(Host-corrected)The Vermont Tax Department wants the legislature to review a new law that creates a centralized electronic database of all property in the state. VPR’s Bob Kinzel reports.
(Kinzel)The issue of the creation of a state Grand List is part of a larger debate that will engage lawmakers in the upcoming session concerning the storage and availability of public information.
Grand List information is currently available to the public at the local town clerk’s office. Some towns record only basic information such as the name of the property owner and the value of the property, while other towns have more detailed information available to the public. The Legislature asked the Vermont Tax Department to create a new state Grand List using all of this local information – one place where the names of all property owners and the value of their property would be compiled for anyone who requests it.

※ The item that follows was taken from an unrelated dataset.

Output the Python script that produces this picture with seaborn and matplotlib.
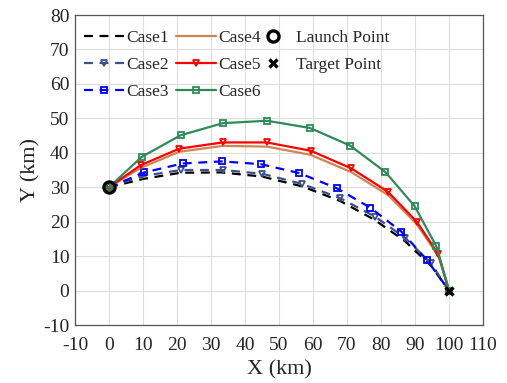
import matplotlib
matplotlib.use("Agg")
import matplotlib.pyplot as plt
import seaborn as sns
import pandas as pd

case1_x = [0, 10, 21, 33, 45, 57, 68, 78, 87, 94.7, 100]
case1_y = [30, 32.4, 34.2, 34.3, 33.1, 30.2, 26.0, 20.6, 14.4, 7.2, 0]
case2_x = [0, 9.6, 21.2, 33.4, 45.1, 56.7, 68.0, 78.2, 87.1, 94.7, 100]
case2_y = [30, 33.2, 35.0, 35.0, 33.9, 31.0, 26.8, 21.5, 15.3, 7.9, 0]
case3_x = [0, 10.4, 21.7, 33.2, 44.6, 56.0, 67.0, 76.8, 86.0, 93.6, 100]
case3_y = [30, 34.3, 36.9, 37.5, 36.7, 34.1, 29.7, 24.1, 17.1, 8.8, 0]
case4_x = [0, 9.3, 20.7, 33.4, 46.4, 59.3, 71.2, 82.0, 90.5, 96.9, 100]
case4_y = [30, 35.6, 40.3, 42.0, 41.8, 39.4, 34.4, 27.8, 19.3, 10.0, 0]
case5_x = [0, 9.3, 20.7, 33.4, 46.4, 59.3, 71.2, 82.0, 90.5, 96.9, 100]
case5_y = [30, 36.4, 41.2, 43.0, 43.0, 40.6, 35.5, 28.7, 20.0, 10.5, 0]
case6_x = [0, 9.6, 21.1, 33.5, 46.5, 59.1, 70.9, 81.3, 89.9, 96.3, 100]
case6_y = [30, 38.8, 45.1, 48.6, 49.3, 47.2, 42.1, 34.4, 24.5, 12.8, 0]
launch = (0, 30)
target = (100, 0)

sns.set_style("white")
plt.rcParams['font.family'] = ['Liberation Serif', 'DejaVu Serif']
plt.rcParams['axes.unicode_minus'] = False

fig = plt.figure(figsize=(5.07, 3.83), dpi=100)
ax = fig.add_axes([75/507, 1-325/383, (483-75)/507, (325-15)/383])

series = [
    ("Case1", case1_x, case1_y, dict(color="black", linestyle=(0, (4, 3)), marker=None)),
    ("Case2", case2_x, case2_y, dict(color="#3b4f8c", linestyle=(0, (4, 3)), marker="v")),
    ("Case3", case3_x, case3_y, dict(color="#0000ff", linestyle=(0, (4, 3)), marker="s")),
    ("Case4", case4_x, case4_y, dict(color="#d08550", linestyle="-", marker=None)),
    ("Case5", case5_x, case5_y, dict(color="#ff0000", linestyle="-", marker="v")),
    ("Case6", case6_x, case6_y, dict(color="#2e8b57", linestyle="-", marker="s")),
]

for name, xs, ys, st in series:
    df = pd.DataFrame({"x": xs, "y": ys})
    kw = dict(color=st["color"], linestyle=st["linestyle"], linewidth=1.6)
    if st["marker"]:
        kw.update(marker=st["marker"], markersize=5, markerfacecolor="none",
                  markeredgecolor=st["color"], markeredgewidth=1.3)
    sns.lineplot(data=df, x="x", y="y", sort=False, ax=ax, label=name, **kw)

ax.plot([launch[0]], [launch[1]], linestyle="none", marker="o", markersize=8,
        markerfacecolor="none", markeredgecolor="black", markeredgewidth=2.4,
        label="Launch Point")
ax.plot([target[0]], [target[1]], linestyle="none", marker="x", markersize=6,
        color="black", markeredgewidth=2.4, label="Target Point")

ax.set_xlim(-10, 110)
ax.set_ylim(-10, 80)
ax.set_xticks(range(-10, 111, 10))
ax.set_yticks(range(-10, 81, 10))
ax.grid(True, color="#dddddd", linewidth=0.8)
ax.tick_params(direction="in", labelsize=14, length=3, color="#444444")
ax.tick_params(axis="x", pad=9)
ax.tick_params(axis="y", pad=4)
for s in ax.spines.values():
    s.set_color("#555555")
    s.set_linewidth(0.9)
ax.set_xlabel("X (km)", fontsize=16, labelpad=4)
ax.set_ylabel("Y (km)", fontsize=16, labelpad=2)

h, l = ax.get_legend_handles_labels()
leg1 = ax.legend(h[:6], l[:6], ncol=2, frameon=False, fontsize=12.5, loc="upper left",
                 bbox_to_anchor=(9/408, 1 - 15/310), handlelength=2.3, handletextpad=0.15,
                 columnspacing=0.4, labelspacing=0.62, borderaxespad=0.0, borderpad=0.0)
ax.add_artist(leg1)
ax.legend(h[6:], l[6:], ncol=1, frameon=False, fontsize=12.5, loc="upper left",
          bbox_to_anchor=(189/408, 1 - 15/310), handlelength=1.0, handletextpad=0.85,
          labelspacing=0.62, borderaxespad=0.0, borderpad=0.0)

fig.savefig("out.png", dpi=100)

Tax Commissioner Tom Pelham has complied with the legislative request but he plans to raise the issue next month with lawmakers to make certain that they understand the full ramifications of their decision:
(Pelham) “I’m not sure the repercussions of having all the details associated with property values and homestead information and all the other details that are in the Grand List was a document that the Legislature expected to be available in a centralized data format.”
(Kinzel) The Vermont chapter of the American Civil Liberties Union has some strong objections to this plan. Director Allen Gilbert says that while the information is currently available to the public at local town offices, putting all the information into an electronic state database is a different situation:
(Gilbert) “The nature of the record changes itself and the expectation of privacy, which somebody had concerning a specific record, all of a sudden changes. And we haven’t talked about that change as a state and we really need to do that.”
(Kinzel) Gilbert thinks the creation of a state Grand List could have some unintended consequences:
(Gilbert) “We’re talking about, presumably, people from marketing firms who can get a hold of these records and have everybody’s addresses. I would assume that a marketing firm could look at the value of a house and make some pretty good educated guesses about the incomes of the people in those homes. They could target their marketing in very specific ways. We’re talking about a whole new era of firms’ access and government access to information that hasn’t existed before.”
(Kinzel) Lawmakers will also receive a report next month that will address the availability of local court records over the Internet.
For Vermont Public Radio, I’m Bob Kinzel in Montpelier.